The SEC’s Enforcement Division alleges that under the contractual terms of the deals, Tilton and her firms are required to categorize the value of each loan asset in monthly reports by using a specific method set forth in deal documents.  To be assigned the highest category, a loan has to be current in its interest payments to the Zohar funds.  The category of each asset impacts the calculation of a fund’s “overcollateralization” ratio, which reflects the likelihood that investors will receive a return on their principal.  If the overcollateralization ratio falls below a specific threshold, Tilton and her firms are not entitled to receive certain management fees and may be required to cede more control of fund management to investors.

 

The SEC’s Enforcement Division alleges that rather than following the required methodology for valuing these loan assets, Tilton and her firms have maintained their control over the funds and preserved their management fees by not lowering an asset’s category until she decides to cease financial support of the distressed company.  Thus the valuation of an asset simply reflects Tilton’s subjective assessment of the company’s future.  Absent an actual overcollateralization ratio test, investors aren’t getting a true assessment of the actual values of their investments, which in reality have declined substantially.

 

The SEC’s Enforcement Division further alleges that Tilton and her firms were responsible for misstatements in the quarterly financial statements of the Zohar funds.  When preparing these financial statements, they failed to conduct a required impairment analysis on the assets of the Zohar funds despite disclosures stating that such analysis had occurred.  They also falsely stated that assets of the Zohar funds were reported at fair value.  Tilton repeatedly and falsely certified that the financial statements were prepared in accordance with Generally Accepted Accounting Principles (GAAP).

 

The SEC’s Enforcement Division alleges that Tilton, Patriarch Partners LLC, Patriarch Partners VIII LLC, Patriarch Partners XIV LLC, and Patriarch Partners XV LLC violated Sections 206(1), 206(2), and 206(4) of the Investment Advisers Act of 1940 and Rule 206-4(8).  Patriarch Partners LLC also is charged with aiding and abetting violations by the others.  The matter will be scheduled for a public hearing before an administrative law judge for proceedings to adjudicate the Enforcement Division’s allegations and determine what, if any, remedial actions are appropriate.

 

The SEC’s investigation has been conducted by Amy Sumner, Amanda de Roo, and John Smith with assistance from Judy Bizu.  Also contributing to the investigation were Allison Lee, Creola Kelly, and Brent Mitchell.  The case has been supervised by Laura Metcalfe, Reid Muoio, and Michael Osnato.  The Enforcement Division’s litigation will be led by Dugan Bliss, Nicholas Heinke, and Ms. Sumner.

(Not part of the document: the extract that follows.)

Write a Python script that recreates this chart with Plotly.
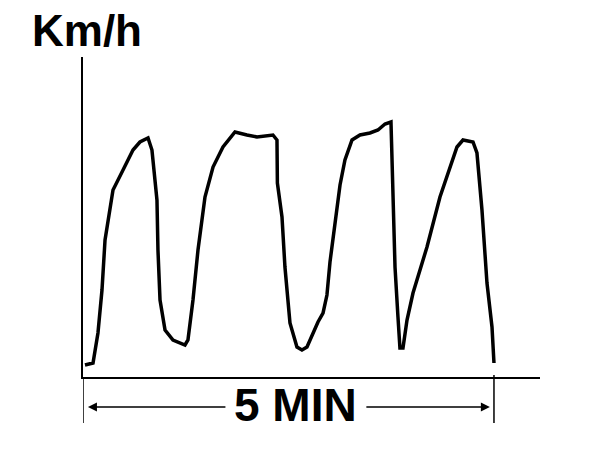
import plotly.graph_objects as go

# time in minutes, speed in km/h
time_min = [0.024, 0.122, 0.182, 0.231, 0.268, 0.328, 0.365, 0.487, 0.608, 0.693,
            0.791, 0.839, 0.900, 0.912, 0.937, 0.998, 1.095, 1.241, 1.277, 1.338,
            1.399, 1.484, 1.582, 1.703, 1.849, 1.995, 2.117, 2.311, 2.360, 2.365,
            2.421, 2.457, 2.518, 2.603, 2.664, 2.725, 2.786, 2.859, 2.920, 2.968,
            3.005, 3.066, 3.127, 3.187, 3.273, 3.370, 3.491, 3.589, 3.674, 3.747,
            3.759, 3.796, 3.832, 3.856, 3.893, 3.942, 4.015, 4.185, 4.343, 4.465,
            4.550, 4.623, 4.745, 4.793, 4.854, 4.915, 4.976, 5.000]
speed_kmh = [3.0, 3.5, 11.0, 21.75, 34.25, 42.5, 46.75, 51.75, 56.75, 58.75,
             59.75, 56.75, 44.25, 31.75, 19.25, 11.75, 9.25, 8.0, 9.25, 19.25,
             31.75, 45.0, 52.5, 57.5, 61.25, 60.5, 60.0, 60.5, 59.25, 48.5,
             40.0, 27.5, 13.5, 7.5, 6.75, 7.5, 10.5, 13.75, 16.0, 20.5,
             28.75, 38.0, 48.0, 54.25, 59.25, 60.5, 61.0, 61.75, 63.25, 63.75,
             52.5, 27.5, 15.0, 7.25, 7.25, 14.25, 21.0, 32.5, 45.0, 52.5,
             57.5, 59.25, 58.75, 56.0, 41.75, 23.5, 12.5, 3.5]

y_label = "Km/h"
duration_label = "5 MIN"
duration_min = 5.0

FONT = "Liberation Sans, Arial, sans-serif"

fig = go.Figure()
fig.add_trace(go.Scatter(
    x=time_min, y=speed_kmh, mode="lines",
    line=dict(color="black", width=3.5),
    hoverinfo="skip", showlegend=False,
))

fig.update_layout(
    width=600, height=458,
    margin=dict(l=75, r=68, t=49, b=89),
    paper_bgcolor="white", plot_bgcolor="white",
    xaxis=dict(range=[0, 5.56], showline=True, linecolor="black", linewidth=2,
               showgrid=False, zeroline=False, showticklabels=False, ticks=""),
    yaxis=dict(range=[0, 80], showline=True, linecolor="black", linewidth=2,
               showgrid=False, zeroline=False, showticklabels=False, ticks=""),
    showlegend=False,
)

# dimension extension lines
fig.add_shape(type="line", xref="x", yref="paper", x0=0, x1=0, y0=0, y1=-0.144,
              line=dict(color="black", width=1.5))
fig.add_shape(type="line", xref="x", yref="paper", x0=duration_min, x1=duration_min,
              y0=0.006, y1=-0.144, line=dict(color="black", width=1.5))

# dimension arrows
arrow_y = -0.094
fig.add_annotation(x=0.06, y=arrow_y, xref="x", yref="paper", text="",
                   showarrow=True, axref="pixel", ayref="pixel", ax=139, ay=0,
                   arrowhead=2, arrowsize=1.2, arrowwidth=1.5, arrowcolor="black")
fig.add_annotation(x=duration_min - 0.05, y=arrow_y, xref="x", yref="paper", text="",
                   showarrow=True, axref="pixel", ayref="pixel", ax=-125, ay=0,
                   arrowhead=2, arrowsize=1.2, arrowwidth=1.5, arrowcolor="black")

fig.add_annotation(x=2.59, y=-0.0875, xref="x", yref="paper", text=duration_label,
                   showarrow=False, xanchor="center", yanchor="middle",
                   font=dict(family=FONT, size=46, color="black", weight="bold"))

fig.add_annotation(x=-0.116, y=1.084, xref="paper", yref="paper", text=y_label,
                   showarrow=False, xanchor="left", yanchor="middle",
                   font=dict(family=FONT, size=44, color="black", weight="bold"))

fig.write_html("out.html")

All just as we warned would happen (and yes, this is bad news for MBIA), to wit: “It appears that MBIA is entirely unreserved for the ~$600 million of potential losses on their Zombie insurance contracts and may have to come out-of-pocket for almost $1 billion over the next ~three years – at the Barclays financials conference just two weeks ago, MBIA explicitly stated that their $500 million of structured finance reserves are almost entirely intended to offset CMBS losses (as opposed to these Zombie High Yield Corporate CDO losses).”